Dataset content:
** Begin **
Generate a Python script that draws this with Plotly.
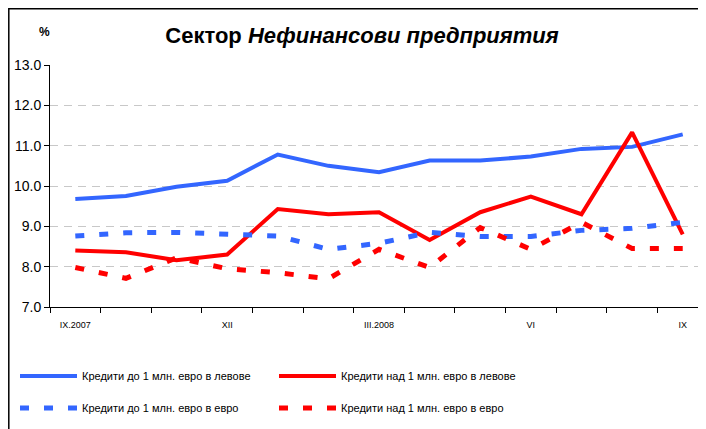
import plotly.graph_objects as go

months = ["IX.2007", "X", "XI", "XII", "I", "II", "III.2008", "IV", "V", "VI", "VII", "VIII", "IX"]
tick_labels = ["IX.2007", "", "", "XII", "", "", "III.2008", "", "", "VI", "", "", "IX"]

lev_small = [9.68, 9.75, 9.98, 10.13, 10.78, 10.50, 10.34, 10.63, 10.63, 10.73, 10.92, 10.97, 11.28]
lev_large = [8.40, 8.36, 8.16, 8.30, 9.43, 9.30, 9.35, 8.66, 9.35, 9.74, 9.30, 11.33, 8.80]
eur_small = [8.76, 8.84, 8.85, 8.80, 8.76, 8.43, 8.58, 8.85, 8.75, 8.75, 8.90, 8.95, 9.10]
eur_large = [7.98, 7.71, 8.22, 7.95, 7.85, 7.70, 8.43, 7.98, 8.97, 8.43, 9.10, 8.45, 8.45]

names = [
    "Кредити до 1 млн. евро в левове",
    "Кредити над 1 млн. евро в левове",
    "Кредити до 1 млн. евро в евро",
    "Кредити над 1 млн. евро в евро",
]

BLUE = "#3366FF"
RED = "#FF0000"
FONT = "Liberation Sans, Arial, sans-serif"

# figure geometry (page has an 8px body margin)
W, H = 698, 421
ML, MT, MR, MB = 42, 57, 0, 122
PW, PH = W - ML - MR, H - MT - MB


def px(v):  # page x -> paper x
    return (v - 8 - ML) / PW


def py(v):  # page y -> paper y
    return (H - MB - (v - 8)) / PH


x = list(range(len(months)))

fig = go.Figure()
fig.add_trace(go.Scatter(x=x, y=lev_small, name=names[0], mode="lines",
                         line=dict(color=BLUE, width=4), legend="legend"))
fig.add_trace(go.Scatter(x=x, y=lev_large, name=names[1], mode="lines",
                         line=dict(color=RED, width=4), legend="legend"))
fig.add_trace(go.Scatter(x=x, y=eur_small, name=names[2], mode="lines",
                         line=dict(color=BLUE, width=5, dash="9px,15px"), legend="legend2"))
fig.add_trace(go.Scatter(x=x, y=eur_large, name=names[3], mode="lines",
                         line=dict(color=RED, width=5, dash="9px,15px"), legend="legend2"))
# invisible trace to activate overlay x-axis for labels
fig.add_trace(go.Scatter(x=x, y=lev_small, xaxis="x2", mode="lines",
                         line=dict(width=0), showlegend=False, hoverinfo="skip", opacity=0))

xr = [-0.5, 12.46]
legend_common = dict(orientation="h", xanchor="left", yanchor="middle",
                     font=dict(family=FONT, size=11, color="black"),
                     itemwidth=57,
                     entrywidth=187, entrywidthmode="pixels",
                     bgcolor="rgba(0,0,0,0)", borderwidth=0)

fig.update_layout(
    width=W, height=H,
    margin=dict(l=ML, r=MR, t=MT, b=MB, autoexpand=False),
    paper_bgcolor="white", plot_bgcolor="white",
    showlegend=True,
    title=dict(text="<b>Сектор <i>Нефинансови предприятия</i></b>",
               font=dict(family=FONT, size=22, color="black"),
               x=(362 - 8) / W, xanchor="center", xref="container",
               y=1 - (35 - 8) / H, yanchor="middle", yref="container"),
    xaxis=dict(range=xr, tickvals=[i - 0.5 for i in range(14)], showticklabels=False,
               ticks="outside", ticklen=5, tickcolor="black", tickwidth=1,
               showline=True, linecolor="black", linewidth=1, showgrid=False, zeroline=False),
    xaxis2=dict(range=xr, overlaying="x", side="bottom", tickvals=x, ticktext=tick_labels,
                ticks="outside", ticklen=9, tickcolor="rgba(0,0,0,0)",
                tickfont=dict(family=FONT, size=9, color="black"),
                showline=False, showgrid=False, zeroline=False),
    yaxis=dict(range=[7, 13], dtick=1, tick0=7, tickformat=".1f",
               ticks="outside", ticklen=5, tickcolor="black",
               tickfont=dict(family=FONT, size=14, color="black"),
               showline=True, linecolor="black", linewidth=1,
               showgrid=True, gridcolor="#C8C8C8", gridwidth=1, griddash="8px,6px",
               zeroline=False),
    legend=dict(x=px(15), y=py(376), **legend_common),
    legend2=dict(x=px(15), y=py(408), **legend_common),
    annotations=[dict(text="<b>%</b>", x=px(44), y=py(32), xanchor="center", yanchor="middle",
                      xref="paper", yref="paper", showarrow=False,
                      font=dict(family=FONT, size=12, color="black"))],
    shapes=[dict(type="rect", xref="paper", yref="paper",
                 x0=px(8.8), x1=1.2, y0=-0.8, y1=py(8.8),
                 line=dict(color="black", width=1.5), fillcolor="rgba(0,0,0,0)")],
)

fig.write_html("out.html")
** End **
Stated goal:
Give the data again exactly as written, with all pictures left out.

The completed task:
Generate a Python script that draws this with Plotly.
import plotly.graph_objects as go

months = ["IX.2007", "X", "XI", "XII", "I", "II", "III.2008", "IV", "V", "VI", "VII", "VIII", "IX"]
tick_labels = ["IX.2007", "", "", "XII", "", "", "III.2008", "", "", "VI", "", "", "IX"]

lev_small = [9.68, 9.75, 9.98, 10.13, 10.78, 10.50, 10.34, 10.63, 10.63, 10.73, 10.92, 10.97, 11.28]
lev_large = [8.40, 8.36, 8.16, 8.30, 9.43, 9.30, 9.35, 8.66, 9.35, 9.74, 9.30, 11.33, 8.80]
eur_small = [8.76, 8.84, 8.85, 8.80, 8.76, 8.43, 8.58, 8.85, 8.75, 8.75, 8.90, 8.95, 9.10]
eur_large = [7.98, 7.71, 8.22, 7.95, 7.85, 7.70, 8.43, 7.98, 8.97, 8.43, 9.10, 8.45, 8.45]

names = [
    "Кредити до 1 млн. евро в левове",
    "Кредити над 1 млн. евро в левове",
    "Кредити до 1 млн. евро в евро",
    "Кредити над 1 млн. евро в евро",
]

BLUE = "#3366FF"
RED = "#FF0000"
FONT = "Liberation Sans, Arial, sans-serif"

# figure geometry (page has an 8px body margin)
W, H = 698, 421
ML, MT, MR, MB = 42, 57, 0, 122
PW, PH = W - ML - MR, H - MT - MB


def px(v):  # page x -> paper x
    return (v - 8 - ML) / PW


def py(v):  # page y -> paper y
    return (H - MB - (v - 8)) / PH


x = list(range(len(months)))

fig = go.Figure()
fig.add_trace(go.Scatter(x=x, y=lev_small, name=names[0], mode="lines",
                         line=dict(color=BLUE, width=4), legend="legend"))
fig.add_trace(go.Scatter(x=x, y=lev_large, name=names[1], mode="lines",
                         line=dict(color=RED, width=4), legend="legend"))
fig.add_trace(go.Scatter(x=x, y=eur_small, name=names[2], mode="lines",
                         line=dict(color=BLUE, width=5, dash="9px,15px"), legend="legend2"))
fig.add_trace(go.Scatter(x=x, y=eur_large, name=names[3], mode="lines",
                         line=dict(color=RED, width=5, dash="9px,15px"), legend="legend2"))
# invisible trace to activate overlay x-axis for labels
fig.add_trace(go.Scatter(x=x, y=lev_small, xaxis="x2", mode="lines",
                         line=dict(width=0), showlegend=False, hoverinfo="skip", opacity=0))

xr = [-0.5, 12.46]
legend_common = dict(orientation="h", xanchor="left", yanchor="middle",
                     font=dict(family=FONT, size=11, color="black"),
                     itemwidth=57,
                     entrywidth=187, entrywidthmode="pixels",
                     bgcolor="rgba(0,0,0,0)", borderwidth=0)

fig.update_layout(
    width=W, height=H,
    margin=dict(l=ML, r=MR, t=MT, b=MB, autoexpand=False),
    paper_bgcolor="white", plot_bgcolor="white",
    showlegend=True,
    title=dict(text="<b>Сектор <i>Нефинансови предприятия</i></b>",
               font=dict(family=FONT, size=22, color="black"),
               x=(362 - 8) / W, xanchor="center", xref="container",
               y=1 - (35 - 8) / H, yanchor="middle", yref="container"),
    xaxis=dict(range=xr, tickvals=[i - 0.5 for i in range(14)], showticklabels=False,
               ticks="outside", ticklen=5, tickcolor="black", tickwidth=1,
               showline=True, linecolor="black", linewidth=1, showgrid=False, zeroline=False),
    xaxis2=dict(range=xr, overlaying="x", side="bottom", tickvals=x, ticktext=tick_labels,
                ticks="outside", ticklen=9, tickcolor="rgba(0,0,0,0)",
                tickfont=dict(family=FONT, size=9, color="black"),
                showline=False, showgrid=False, zeroline=False),
    yaxis=dict(range=[7, 13], dtick=1, tick0=7, tickformat=".1f",
               ticks="outside", ticklen=5, tickcolor="black",
               tickfont=dict(family=FONT, size=14, color="black"),
               showline=True, linecolor="black", linewidth=1,
               showgrid=True, gridcolor="#C8C8C8", gridwidth=1, griddash="8px,6px",
               zeroline=False),
    legend=dict(x=px(15), y=py(376), **legend_common),
    legend2=dict(x=px(15), y=py(408), **legend_common),
    annotations=[dict(text="<b>%</b>", x=px(44), y=py(32), xanchor="center", yanchor="middle",
                      xref="paper", yref="paper", showarrow=False,
                      font=dict(family=FONT, size=12, color="black"))],
    shapes=[dict(type="rect", xref="paper", yref="paper",
                 x0=px(8.8), x1=1.2, y0=-0.8, y1=py(8.8),
                 line=dict(color="black", width=1.5), fillcolor="rgba(0,0,0,0)")],
)

fig.write_html("out.html")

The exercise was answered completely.